**** Data to process

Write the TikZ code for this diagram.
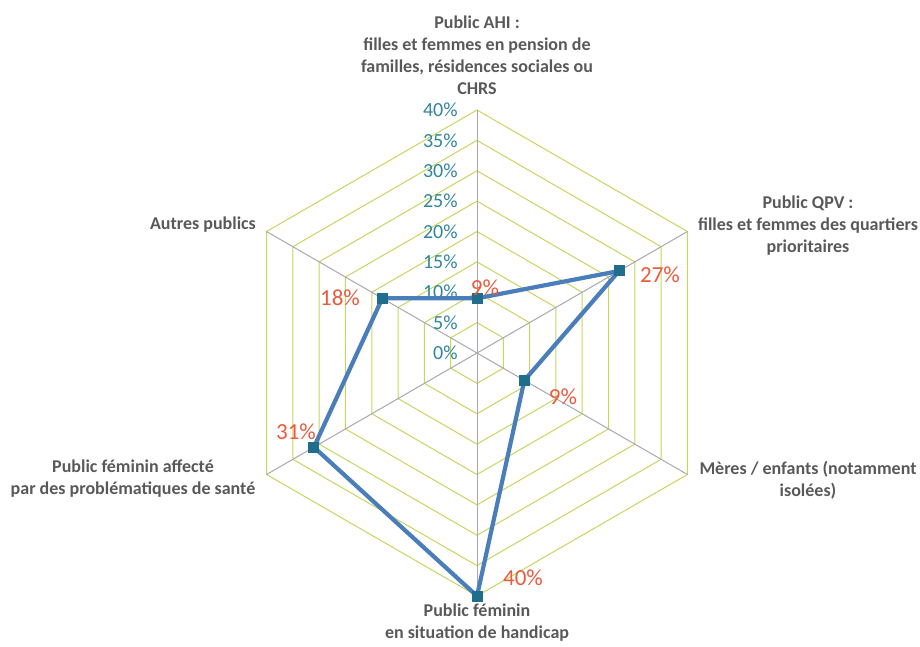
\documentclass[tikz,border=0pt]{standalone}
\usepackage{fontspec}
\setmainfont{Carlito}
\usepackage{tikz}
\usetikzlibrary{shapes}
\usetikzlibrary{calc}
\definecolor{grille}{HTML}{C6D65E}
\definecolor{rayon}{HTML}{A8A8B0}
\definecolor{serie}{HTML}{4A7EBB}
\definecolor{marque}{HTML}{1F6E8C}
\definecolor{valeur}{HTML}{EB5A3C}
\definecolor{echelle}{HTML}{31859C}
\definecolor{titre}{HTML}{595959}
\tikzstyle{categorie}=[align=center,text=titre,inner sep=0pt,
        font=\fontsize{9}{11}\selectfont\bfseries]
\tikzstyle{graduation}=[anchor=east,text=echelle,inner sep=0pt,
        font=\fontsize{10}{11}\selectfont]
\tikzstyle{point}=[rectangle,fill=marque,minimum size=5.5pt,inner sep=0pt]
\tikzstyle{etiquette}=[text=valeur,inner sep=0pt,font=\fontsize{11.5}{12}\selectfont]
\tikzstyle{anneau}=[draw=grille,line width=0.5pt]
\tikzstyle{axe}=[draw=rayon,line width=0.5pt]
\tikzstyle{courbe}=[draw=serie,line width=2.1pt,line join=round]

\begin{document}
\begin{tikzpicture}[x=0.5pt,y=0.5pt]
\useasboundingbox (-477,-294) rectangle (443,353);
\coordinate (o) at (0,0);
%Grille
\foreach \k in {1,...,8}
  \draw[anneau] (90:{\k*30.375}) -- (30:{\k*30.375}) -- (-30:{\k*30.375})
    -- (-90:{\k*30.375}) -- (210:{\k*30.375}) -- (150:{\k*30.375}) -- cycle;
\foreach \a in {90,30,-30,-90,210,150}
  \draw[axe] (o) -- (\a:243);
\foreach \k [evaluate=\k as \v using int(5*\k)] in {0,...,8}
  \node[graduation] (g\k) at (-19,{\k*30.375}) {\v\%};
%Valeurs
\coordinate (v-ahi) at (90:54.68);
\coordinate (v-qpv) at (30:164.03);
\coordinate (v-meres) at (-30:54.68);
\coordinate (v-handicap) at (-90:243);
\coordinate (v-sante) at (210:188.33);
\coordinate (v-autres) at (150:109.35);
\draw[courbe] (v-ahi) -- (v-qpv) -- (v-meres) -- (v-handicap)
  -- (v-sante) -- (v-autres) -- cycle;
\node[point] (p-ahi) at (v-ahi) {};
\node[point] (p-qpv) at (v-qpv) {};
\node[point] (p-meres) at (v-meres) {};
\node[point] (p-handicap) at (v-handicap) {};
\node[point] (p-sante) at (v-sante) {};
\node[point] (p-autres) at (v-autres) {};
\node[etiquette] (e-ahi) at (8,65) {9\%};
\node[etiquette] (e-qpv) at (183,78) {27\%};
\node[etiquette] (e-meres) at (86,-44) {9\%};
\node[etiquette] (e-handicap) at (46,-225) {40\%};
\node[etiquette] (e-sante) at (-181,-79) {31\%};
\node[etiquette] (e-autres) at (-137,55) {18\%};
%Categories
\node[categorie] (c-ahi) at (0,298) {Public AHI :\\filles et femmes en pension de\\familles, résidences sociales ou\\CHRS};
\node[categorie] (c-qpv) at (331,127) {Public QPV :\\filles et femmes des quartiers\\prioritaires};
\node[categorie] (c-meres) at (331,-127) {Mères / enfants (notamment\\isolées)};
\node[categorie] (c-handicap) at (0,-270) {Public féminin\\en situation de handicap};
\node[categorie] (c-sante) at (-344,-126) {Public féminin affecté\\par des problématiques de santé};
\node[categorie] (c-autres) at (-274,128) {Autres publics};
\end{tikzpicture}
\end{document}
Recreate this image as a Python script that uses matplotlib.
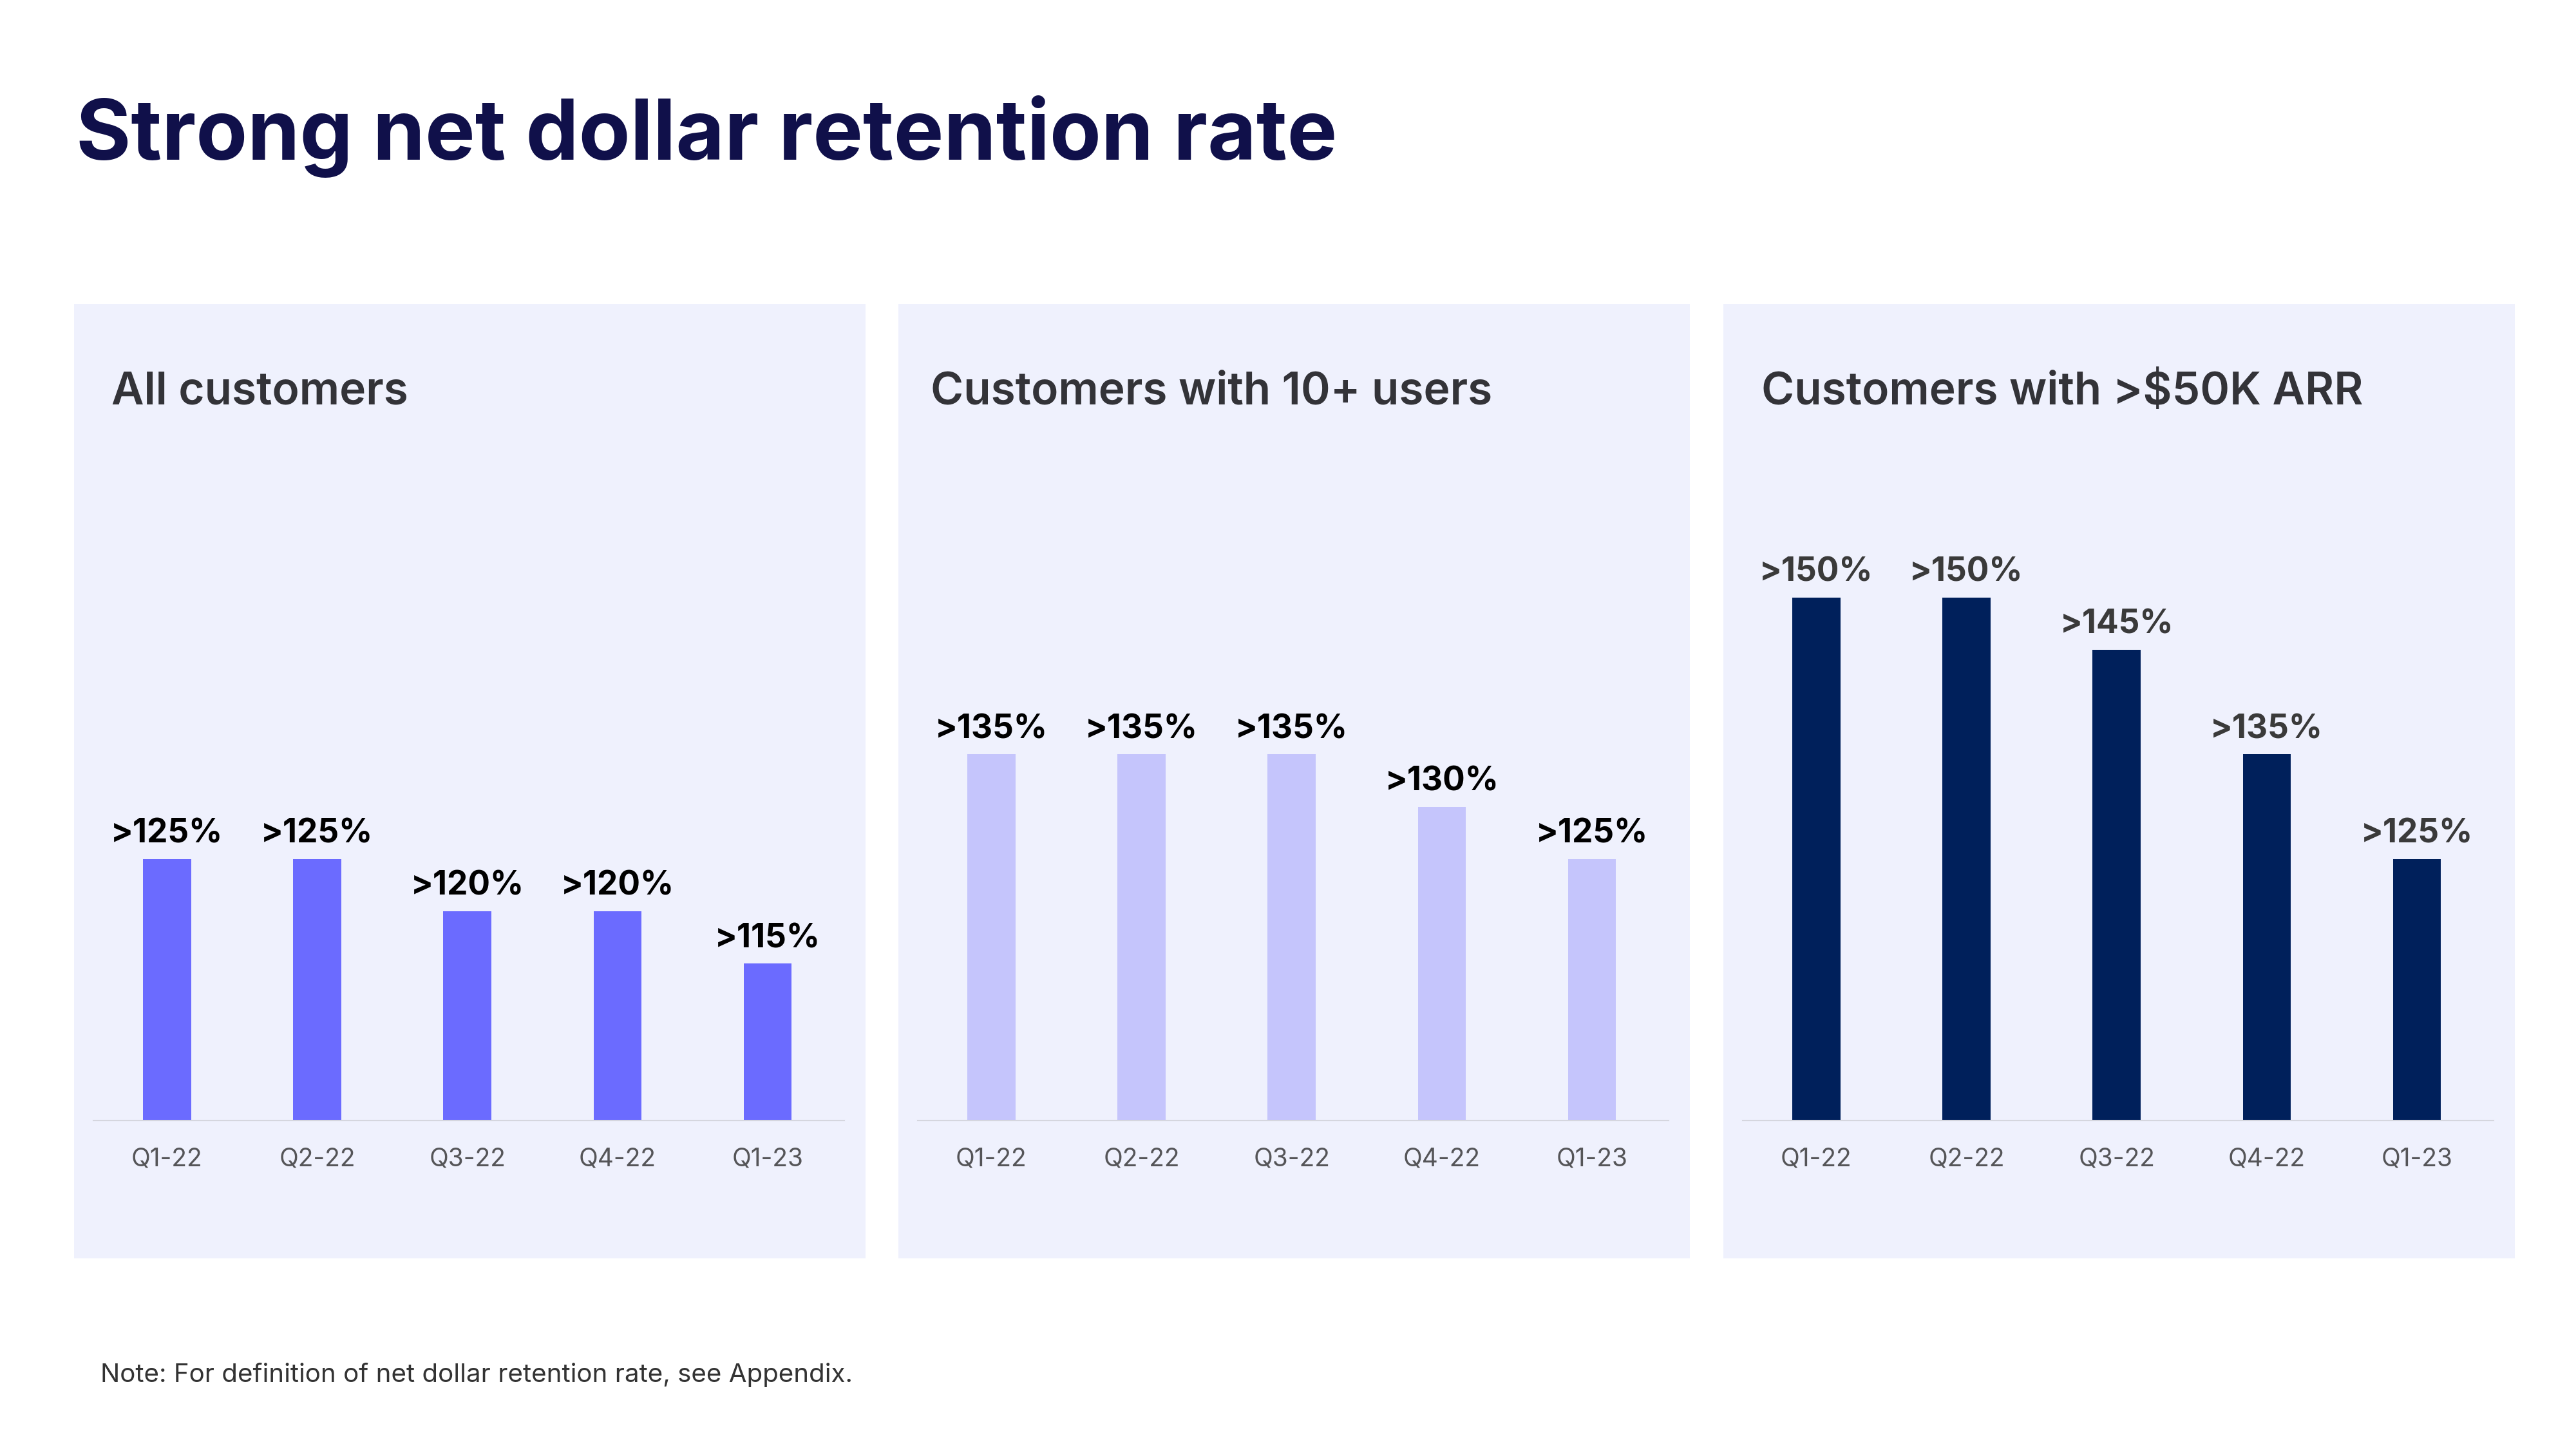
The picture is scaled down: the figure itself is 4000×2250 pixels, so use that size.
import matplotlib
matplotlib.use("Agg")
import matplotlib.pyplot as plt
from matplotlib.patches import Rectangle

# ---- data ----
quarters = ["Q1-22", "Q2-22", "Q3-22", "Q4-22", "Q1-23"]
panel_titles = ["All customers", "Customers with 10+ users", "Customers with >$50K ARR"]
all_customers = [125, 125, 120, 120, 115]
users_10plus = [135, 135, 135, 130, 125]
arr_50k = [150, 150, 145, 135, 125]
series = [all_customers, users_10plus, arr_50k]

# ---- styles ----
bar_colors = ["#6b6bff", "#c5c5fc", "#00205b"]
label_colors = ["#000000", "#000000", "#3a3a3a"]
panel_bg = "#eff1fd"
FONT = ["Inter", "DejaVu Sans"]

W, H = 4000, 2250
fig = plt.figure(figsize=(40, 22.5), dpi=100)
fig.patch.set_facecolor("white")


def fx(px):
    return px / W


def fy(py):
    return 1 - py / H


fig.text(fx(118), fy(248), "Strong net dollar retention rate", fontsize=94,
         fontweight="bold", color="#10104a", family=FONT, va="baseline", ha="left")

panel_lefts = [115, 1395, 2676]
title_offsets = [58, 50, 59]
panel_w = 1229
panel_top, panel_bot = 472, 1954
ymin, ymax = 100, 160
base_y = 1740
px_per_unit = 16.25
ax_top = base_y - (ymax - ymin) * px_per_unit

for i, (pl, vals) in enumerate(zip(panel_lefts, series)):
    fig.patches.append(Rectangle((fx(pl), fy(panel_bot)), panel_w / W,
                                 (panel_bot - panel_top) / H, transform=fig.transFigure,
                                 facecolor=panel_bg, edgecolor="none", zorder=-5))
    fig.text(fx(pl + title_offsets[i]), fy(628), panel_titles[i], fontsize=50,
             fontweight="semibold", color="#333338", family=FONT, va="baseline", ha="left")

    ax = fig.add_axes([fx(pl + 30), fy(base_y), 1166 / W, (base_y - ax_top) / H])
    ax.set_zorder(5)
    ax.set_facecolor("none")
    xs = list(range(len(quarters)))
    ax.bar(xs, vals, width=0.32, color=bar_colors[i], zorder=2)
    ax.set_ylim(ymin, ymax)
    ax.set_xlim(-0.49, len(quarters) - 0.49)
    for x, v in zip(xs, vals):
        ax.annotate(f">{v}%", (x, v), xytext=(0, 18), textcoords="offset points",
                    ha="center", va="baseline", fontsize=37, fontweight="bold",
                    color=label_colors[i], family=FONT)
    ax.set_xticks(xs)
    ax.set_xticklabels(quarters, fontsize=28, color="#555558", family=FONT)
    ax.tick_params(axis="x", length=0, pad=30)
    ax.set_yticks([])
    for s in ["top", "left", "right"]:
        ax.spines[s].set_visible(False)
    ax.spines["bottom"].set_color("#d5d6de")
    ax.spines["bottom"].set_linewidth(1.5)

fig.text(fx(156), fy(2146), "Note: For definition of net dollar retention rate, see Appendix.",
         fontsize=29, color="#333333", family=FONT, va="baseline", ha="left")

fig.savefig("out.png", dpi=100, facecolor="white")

********

* **Directive**
From the material above, reproduce only what runs from the line holding "Recreate this image" down to the line holding "from matplotlib.patches import Rectangle", both included, pictures excluded.

* **Exercise result**
Recreate this image as a Python script that uses matplotlib.
The picture is scaled down: the figure itself is 4000×2250 pixels, so use that size.
import matplotlib
matplotlib.use("Agg")
import matplotlib.pyplot as plt
from matplotlib.patches import Rectangle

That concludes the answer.